▶ GIVEN PROBLEM
Leave out all pictures and give back precisely the lines from the line with "Convert this chart to Altair code." to the line with "ph_ticks = [8.3, 8.4, 8.5, 8.6, 8.7, 8.8, 8.9, 9.0]", including those two lines.

▶ MATERIAL

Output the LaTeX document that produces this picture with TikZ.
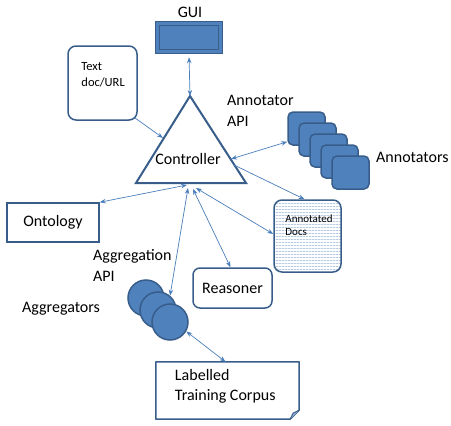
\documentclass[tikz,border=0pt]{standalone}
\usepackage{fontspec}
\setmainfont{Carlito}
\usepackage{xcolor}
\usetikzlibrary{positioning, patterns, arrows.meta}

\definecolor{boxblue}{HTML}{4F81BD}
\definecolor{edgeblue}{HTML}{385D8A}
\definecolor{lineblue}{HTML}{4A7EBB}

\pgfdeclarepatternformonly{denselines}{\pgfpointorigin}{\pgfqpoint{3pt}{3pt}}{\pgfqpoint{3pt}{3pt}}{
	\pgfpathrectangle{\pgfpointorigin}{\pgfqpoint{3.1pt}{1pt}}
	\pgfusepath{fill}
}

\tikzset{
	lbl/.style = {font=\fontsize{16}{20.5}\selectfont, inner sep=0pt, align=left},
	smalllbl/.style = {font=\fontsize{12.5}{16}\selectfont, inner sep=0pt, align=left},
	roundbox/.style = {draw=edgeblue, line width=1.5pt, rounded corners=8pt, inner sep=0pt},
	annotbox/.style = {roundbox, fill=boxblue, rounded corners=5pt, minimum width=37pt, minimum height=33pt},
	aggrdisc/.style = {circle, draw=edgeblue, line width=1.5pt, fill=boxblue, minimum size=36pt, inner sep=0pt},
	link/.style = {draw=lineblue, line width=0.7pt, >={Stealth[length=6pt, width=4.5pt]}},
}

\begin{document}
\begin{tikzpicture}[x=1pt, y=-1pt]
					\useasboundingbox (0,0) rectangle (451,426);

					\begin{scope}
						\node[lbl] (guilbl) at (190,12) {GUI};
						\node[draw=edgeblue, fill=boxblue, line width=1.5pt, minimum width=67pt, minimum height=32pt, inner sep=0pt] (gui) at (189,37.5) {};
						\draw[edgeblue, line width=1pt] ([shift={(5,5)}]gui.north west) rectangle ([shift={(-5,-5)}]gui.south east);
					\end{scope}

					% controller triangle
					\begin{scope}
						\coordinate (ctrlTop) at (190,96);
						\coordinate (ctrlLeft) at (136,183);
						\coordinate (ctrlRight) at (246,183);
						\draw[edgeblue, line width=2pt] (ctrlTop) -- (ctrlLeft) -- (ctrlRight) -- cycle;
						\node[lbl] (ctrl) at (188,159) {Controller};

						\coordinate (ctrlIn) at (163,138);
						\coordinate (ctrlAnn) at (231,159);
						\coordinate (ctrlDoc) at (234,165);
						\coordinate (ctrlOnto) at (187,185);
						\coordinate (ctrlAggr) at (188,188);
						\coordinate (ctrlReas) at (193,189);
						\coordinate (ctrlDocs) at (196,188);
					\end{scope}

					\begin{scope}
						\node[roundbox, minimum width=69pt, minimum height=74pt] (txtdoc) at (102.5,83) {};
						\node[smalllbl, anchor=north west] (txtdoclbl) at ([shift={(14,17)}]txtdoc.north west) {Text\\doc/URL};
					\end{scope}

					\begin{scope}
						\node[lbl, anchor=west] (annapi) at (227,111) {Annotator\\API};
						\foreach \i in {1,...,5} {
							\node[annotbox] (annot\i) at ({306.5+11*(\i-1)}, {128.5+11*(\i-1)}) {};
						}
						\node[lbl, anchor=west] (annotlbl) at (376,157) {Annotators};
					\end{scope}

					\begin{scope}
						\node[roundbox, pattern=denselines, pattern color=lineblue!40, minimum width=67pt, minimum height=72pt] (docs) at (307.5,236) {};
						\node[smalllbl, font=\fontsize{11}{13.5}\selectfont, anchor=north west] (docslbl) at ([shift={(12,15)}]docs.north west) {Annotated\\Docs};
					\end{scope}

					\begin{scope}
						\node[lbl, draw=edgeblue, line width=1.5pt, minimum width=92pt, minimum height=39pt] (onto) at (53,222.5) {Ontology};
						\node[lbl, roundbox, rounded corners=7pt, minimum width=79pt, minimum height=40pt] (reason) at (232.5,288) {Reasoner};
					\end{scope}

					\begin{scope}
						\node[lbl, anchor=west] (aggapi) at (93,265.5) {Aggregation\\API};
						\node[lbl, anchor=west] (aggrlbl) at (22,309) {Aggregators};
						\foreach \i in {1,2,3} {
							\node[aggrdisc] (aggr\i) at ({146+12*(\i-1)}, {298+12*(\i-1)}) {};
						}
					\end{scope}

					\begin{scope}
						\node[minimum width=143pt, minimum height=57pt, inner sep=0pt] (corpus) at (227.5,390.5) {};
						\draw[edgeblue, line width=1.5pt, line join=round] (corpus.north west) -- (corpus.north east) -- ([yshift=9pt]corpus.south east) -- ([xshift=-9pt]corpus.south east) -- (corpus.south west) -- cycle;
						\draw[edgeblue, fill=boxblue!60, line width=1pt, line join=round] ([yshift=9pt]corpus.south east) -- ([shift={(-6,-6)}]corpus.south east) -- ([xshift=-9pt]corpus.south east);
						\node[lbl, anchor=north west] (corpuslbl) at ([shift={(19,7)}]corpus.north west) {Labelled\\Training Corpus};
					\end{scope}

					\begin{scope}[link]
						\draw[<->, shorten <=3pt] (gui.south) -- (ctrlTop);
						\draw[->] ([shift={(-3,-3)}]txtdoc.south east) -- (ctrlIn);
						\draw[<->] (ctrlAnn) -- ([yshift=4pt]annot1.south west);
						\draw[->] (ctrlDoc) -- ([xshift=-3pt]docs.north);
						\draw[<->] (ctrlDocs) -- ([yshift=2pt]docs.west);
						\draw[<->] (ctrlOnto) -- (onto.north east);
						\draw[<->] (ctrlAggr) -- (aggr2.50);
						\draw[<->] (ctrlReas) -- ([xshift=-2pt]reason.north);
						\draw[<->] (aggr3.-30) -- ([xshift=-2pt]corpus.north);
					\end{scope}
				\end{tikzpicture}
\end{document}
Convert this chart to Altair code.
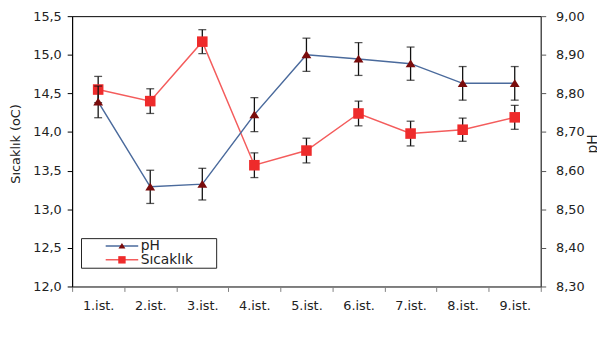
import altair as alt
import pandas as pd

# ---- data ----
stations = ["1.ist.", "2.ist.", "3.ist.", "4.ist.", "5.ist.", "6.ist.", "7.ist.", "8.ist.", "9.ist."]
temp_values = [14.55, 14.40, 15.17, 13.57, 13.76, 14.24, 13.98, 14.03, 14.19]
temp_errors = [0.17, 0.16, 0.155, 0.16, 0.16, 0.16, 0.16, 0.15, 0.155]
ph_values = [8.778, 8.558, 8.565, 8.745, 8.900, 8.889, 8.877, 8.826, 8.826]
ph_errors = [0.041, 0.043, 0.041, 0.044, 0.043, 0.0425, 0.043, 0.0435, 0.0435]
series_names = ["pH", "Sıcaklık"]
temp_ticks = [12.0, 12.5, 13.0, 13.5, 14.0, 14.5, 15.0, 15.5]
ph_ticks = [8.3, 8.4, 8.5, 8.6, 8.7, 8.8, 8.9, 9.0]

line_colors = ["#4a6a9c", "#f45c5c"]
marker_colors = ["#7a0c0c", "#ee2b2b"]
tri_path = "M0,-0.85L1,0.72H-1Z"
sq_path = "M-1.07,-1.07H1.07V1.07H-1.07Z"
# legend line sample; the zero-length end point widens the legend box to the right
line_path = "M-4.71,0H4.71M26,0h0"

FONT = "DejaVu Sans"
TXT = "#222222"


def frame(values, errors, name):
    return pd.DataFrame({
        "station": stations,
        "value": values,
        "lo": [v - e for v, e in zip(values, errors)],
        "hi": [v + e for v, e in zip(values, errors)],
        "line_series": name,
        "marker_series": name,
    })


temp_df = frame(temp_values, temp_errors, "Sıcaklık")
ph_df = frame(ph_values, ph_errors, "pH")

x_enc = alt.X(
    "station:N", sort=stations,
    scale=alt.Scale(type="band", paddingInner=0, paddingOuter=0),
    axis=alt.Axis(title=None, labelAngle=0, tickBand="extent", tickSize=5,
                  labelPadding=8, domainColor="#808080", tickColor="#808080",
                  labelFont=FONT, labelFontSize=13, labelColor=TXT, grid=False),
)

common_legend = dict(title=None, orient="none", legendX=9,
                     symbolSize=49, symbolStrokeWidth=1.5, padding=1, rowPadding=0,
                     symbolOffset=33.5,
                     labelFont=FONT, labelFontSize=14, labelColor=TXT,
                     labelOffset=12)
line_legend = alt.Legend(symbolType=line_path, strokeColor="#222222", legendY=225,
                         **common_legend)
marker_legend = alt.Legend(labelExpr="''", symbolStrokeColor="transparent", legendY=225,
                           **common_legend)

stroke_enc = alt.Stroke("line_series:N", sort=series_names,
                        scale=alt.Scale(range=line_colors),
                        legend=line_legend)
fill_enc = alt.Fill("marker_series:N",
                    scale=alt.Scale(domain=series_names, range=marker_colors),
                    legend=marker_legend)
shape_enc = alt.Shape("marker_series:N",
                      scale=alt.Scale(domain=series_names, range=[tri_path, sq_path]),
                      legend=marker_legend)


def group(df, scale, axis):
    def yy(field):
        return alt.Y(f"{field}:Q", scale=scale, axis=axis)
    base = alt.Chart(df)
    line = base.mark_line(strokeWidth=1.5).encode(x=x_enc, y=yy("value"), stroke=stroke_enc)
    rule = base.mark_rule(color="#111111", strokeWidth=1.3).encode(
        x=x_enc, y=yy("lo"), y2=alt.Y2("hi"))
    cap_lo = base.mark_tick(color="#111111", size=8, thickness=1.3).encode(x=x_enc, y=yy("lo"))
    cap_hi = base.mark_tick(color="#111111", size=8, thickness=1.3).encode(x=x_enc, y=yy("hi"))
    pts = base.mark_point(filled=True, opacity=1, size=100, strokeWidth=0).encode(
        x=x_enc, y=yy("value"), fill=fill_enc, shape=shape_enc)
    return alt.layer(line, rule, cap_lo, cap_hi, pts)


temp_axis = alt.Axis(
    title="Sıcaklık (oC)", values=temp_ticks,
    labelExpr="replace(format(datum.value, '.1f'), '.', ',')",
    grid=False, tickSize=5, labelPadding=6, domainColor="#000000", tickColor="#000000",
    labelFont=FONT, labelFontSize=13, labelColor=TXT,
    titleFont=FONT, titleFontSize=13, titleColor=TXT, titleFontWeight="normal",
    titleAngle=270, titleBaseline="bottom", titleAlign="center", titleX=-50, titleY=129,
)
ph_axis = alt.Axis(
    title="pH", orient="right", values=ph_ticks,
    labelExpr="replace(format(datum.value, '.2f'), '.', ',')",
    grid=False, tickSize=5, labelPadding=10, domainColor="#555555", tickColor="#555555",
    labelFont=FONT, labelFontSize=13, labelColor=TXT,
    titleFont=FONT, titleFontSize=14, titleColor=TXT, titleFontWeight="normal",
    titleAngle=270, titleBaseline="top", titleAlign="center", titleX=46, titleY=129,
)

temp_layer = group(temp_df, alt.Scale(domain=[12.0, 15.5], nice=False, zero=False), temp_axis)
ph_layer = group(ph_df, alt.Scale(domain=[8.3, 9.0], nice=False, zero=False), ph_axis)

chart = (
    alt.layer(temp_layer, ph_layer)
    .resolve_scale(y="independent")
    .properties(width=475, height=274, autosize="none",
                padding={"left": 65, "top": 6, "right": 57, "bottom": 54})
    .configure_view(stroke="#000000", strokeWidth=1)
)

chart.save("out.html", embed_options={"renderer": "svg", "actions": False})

--

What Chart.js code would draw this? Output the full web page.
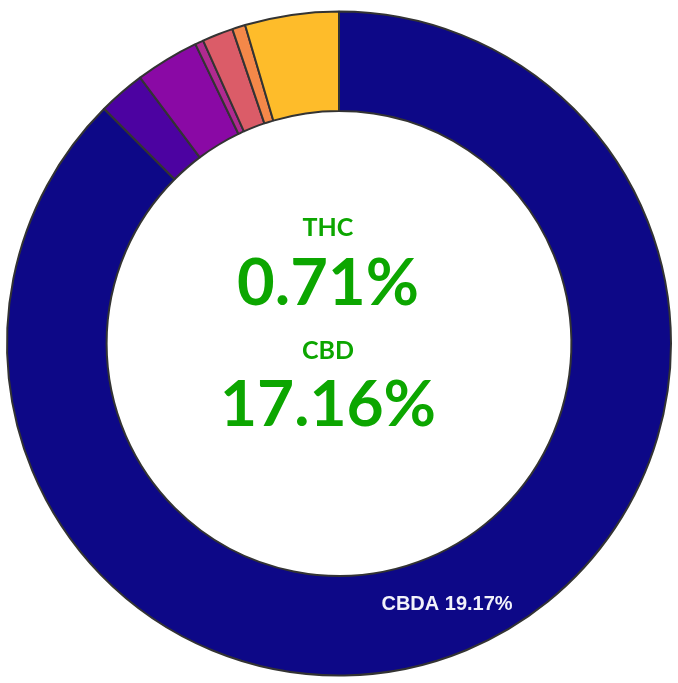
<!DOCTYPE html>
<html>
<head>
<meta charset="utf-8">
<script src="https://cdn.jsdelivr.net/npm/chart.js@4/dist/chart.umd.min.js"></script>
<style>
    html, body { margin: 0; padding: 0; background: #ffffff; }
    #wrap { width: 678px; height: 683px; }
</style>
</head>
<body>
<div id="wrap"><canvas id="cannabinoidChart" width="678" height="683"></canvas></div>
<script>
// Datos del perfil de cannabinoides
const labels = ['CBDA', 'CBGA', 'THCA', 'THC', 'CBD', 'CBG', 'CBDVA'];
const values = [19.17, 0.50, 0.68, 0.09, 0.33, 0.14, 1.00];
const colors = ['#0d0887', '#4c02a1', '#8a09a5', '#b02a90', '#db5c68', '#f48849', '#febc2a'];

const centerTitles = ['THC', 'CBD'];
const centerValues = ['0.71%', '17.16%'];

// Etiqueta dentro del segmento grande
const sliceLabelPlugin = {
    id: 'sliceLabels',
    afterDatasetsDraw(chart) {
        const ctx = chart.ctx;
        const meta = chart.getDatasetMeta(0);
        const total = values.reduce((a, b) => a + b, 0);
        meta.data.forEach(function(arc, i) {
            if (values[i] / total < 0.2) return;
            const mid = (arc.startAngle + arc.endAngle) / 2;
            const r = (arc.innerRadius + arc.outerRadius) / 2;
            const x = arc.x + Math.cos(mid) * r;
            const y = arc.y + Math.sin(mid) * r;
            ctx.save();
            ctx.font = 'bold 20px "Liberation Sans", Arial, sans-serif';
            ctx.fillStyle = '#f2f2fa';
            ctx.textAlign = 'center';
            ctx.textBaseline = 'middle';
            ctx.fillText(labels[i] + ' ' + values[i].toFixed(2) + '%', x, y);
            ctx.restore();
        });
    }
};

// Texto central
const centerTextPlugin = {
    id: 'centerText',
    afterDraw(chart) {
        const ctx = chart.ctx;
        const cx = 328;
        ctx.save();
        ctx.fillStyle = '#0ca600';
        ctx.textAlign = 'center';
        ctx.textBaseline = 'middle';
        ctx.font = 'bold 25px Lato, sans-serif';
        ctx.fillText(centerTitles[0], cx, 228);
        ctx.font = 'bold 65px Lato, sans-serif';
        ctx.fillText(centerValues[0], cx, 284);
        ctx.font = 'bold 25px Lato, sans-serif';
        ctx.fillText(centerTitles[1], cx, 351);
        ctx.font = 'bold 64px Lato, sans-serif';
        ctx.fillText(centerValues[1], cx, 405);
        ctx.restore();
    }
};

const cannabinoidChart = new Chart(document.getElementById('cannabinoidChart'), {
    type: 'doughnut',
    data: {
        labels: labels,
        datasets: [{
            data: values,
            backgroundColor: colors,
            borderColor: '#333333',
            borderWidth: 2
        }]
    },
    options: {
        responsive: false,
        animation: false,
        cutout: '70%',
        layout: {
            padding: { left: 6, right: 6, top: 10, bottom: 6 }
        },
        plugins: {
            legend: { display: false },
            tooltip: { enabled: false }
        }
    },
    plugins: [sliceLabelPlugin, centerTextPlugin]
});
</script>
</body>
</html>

▶ FINISHED EXERCISE
Convert this chart to Altair code.
import altair as alt
import pandas as pd

# ---- data ----
stations = ["1.ist.", "2.ist.", "3.ist.", "4.ist.", "5.ist.", "6.ist.", "7.ist.", "8.ist.", "9.ist."]
temp_values = [14.55, 14.40, 15.17, 13.57, 13.76, 14.24, 13.98, 14.03, 14.19]
temp_errors = [0.17, 0.16, 0.155, 0.16, 0.16, 0.16, 0.16, 0.15, 0.155]
ph_values = [8.778, 8.558, 8.565, 8.745, 8.900, 8.889, 8.877, 8.826, 8.826]
ph_errors = [0.041, 0.043, 0.041, 0.044, 0.043, 0.0425, 0.043, 0.0435, 0.0435]
series_names = ["pH", "Sıcaklık"]
temp_ticks = [12.0, 12.5, 13.0, 13.5, 14.0, 14.5, 15.0, 15.5]
ph_ticks = [8.3, 8.4, 8.5, 8.6, 8.7, 8.8, 8.9, 9.0]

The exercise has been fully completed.